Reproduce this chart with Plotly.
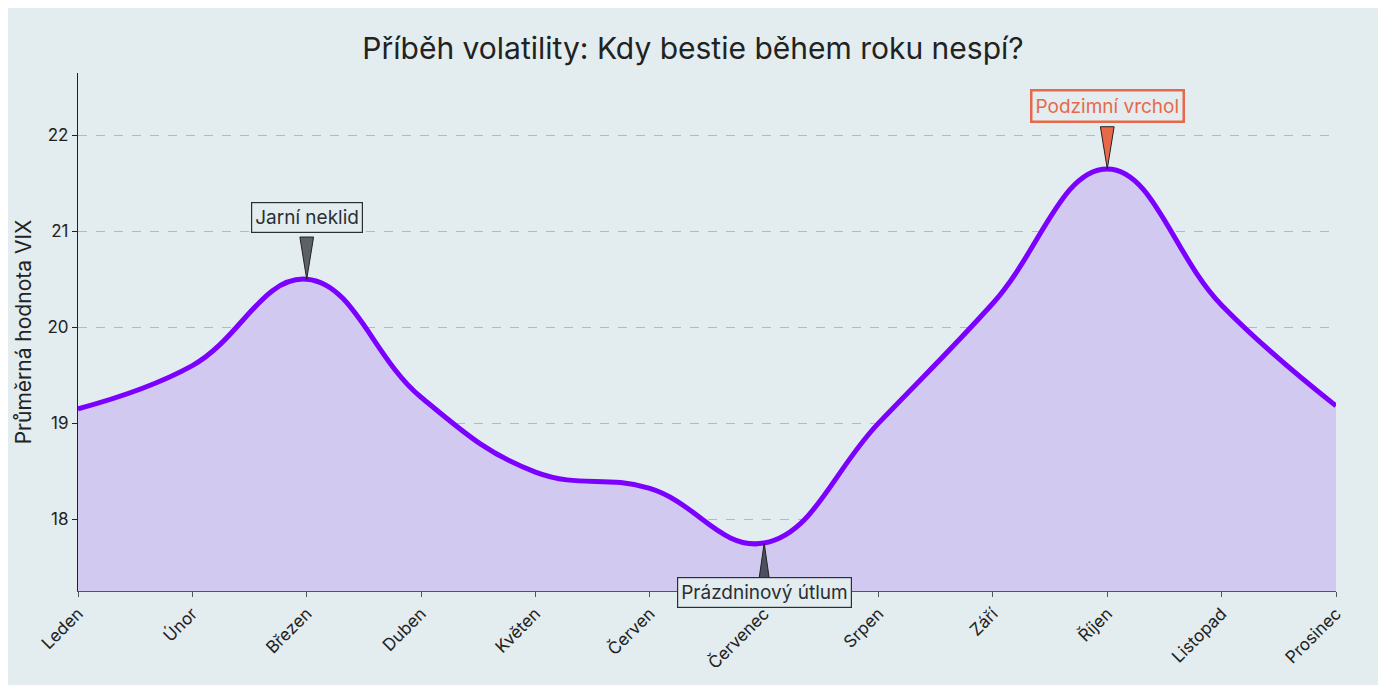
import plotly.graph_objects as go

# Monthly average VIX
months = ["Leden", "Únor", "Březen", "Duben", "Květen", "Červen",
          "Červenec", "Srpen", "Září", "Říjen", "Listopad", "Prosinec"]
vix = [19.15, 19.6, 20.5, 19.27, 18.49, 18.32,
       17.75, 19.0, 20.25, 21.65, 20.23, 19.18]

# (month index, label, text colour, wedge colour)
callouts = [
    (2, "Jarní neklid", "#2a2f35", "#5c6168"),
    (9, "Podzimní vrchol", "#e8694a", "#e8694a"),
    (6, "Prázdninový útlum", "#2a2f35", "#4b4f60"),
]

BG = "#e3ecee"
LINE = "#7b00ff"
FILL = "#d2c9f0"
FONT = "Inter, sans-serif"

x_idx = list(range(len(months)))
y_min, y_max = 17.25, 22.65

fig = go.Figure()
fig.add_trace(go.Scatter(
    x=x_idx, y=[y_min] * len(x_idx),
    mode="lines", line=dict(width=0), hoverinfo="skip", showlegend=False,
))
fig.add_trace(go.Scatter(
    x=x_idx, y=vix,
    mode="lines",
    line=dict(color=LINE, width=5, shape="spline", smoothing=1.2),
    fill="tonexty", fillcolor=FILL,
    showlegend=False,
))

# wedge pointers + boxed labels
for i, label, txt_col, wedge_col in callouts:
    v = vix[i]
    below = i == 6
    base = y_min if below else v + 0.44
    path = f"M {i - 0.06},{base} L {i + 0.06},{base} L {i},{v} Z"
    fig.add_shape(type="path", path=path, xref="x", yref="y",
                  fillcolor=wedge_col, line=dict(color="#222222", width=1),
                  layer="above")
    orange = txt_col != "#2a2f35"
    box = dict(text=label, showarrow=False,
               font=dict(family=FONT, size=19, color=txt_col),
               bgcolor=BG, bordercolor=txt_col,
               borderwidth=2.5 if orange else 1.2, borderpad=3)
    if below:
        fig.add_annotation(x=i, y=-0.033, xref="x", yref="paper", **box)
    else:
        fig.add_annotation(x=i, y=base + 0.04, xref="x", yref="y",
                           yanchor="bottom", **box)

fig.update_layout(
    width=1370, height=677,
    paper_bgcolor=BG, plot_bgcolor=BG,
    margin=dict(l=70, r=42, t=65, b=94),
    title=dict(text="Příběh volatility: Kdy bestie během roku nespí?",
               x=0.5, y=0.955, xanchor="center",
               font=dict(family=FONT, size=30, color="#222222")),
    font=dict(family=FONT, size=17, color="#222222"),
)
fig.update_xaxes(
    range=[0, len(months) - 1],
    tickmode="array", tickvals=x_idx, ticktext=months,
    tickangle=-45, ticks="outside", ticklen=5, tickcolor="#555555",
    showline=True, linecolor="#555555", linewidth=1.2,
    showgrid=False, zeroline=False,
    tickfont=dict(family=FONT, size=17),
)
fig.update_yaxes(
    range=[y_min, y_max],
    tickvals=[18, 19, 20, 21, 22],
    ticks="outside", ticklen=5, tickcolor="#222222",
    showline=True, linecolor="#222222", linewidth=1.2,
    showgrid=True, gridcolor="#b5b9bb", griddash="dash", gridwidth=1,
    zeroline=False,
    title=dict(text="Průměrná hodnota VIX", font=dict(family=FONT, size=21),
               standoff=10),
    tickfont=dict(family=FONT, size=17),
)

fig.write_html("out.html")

:::::

## INSTRUCTIONS TO FOLLOW
Select and copy every line of the listing with the word "chart".

## SOLUTION TO THIS TASK
Reproduce this chart with Plotly.

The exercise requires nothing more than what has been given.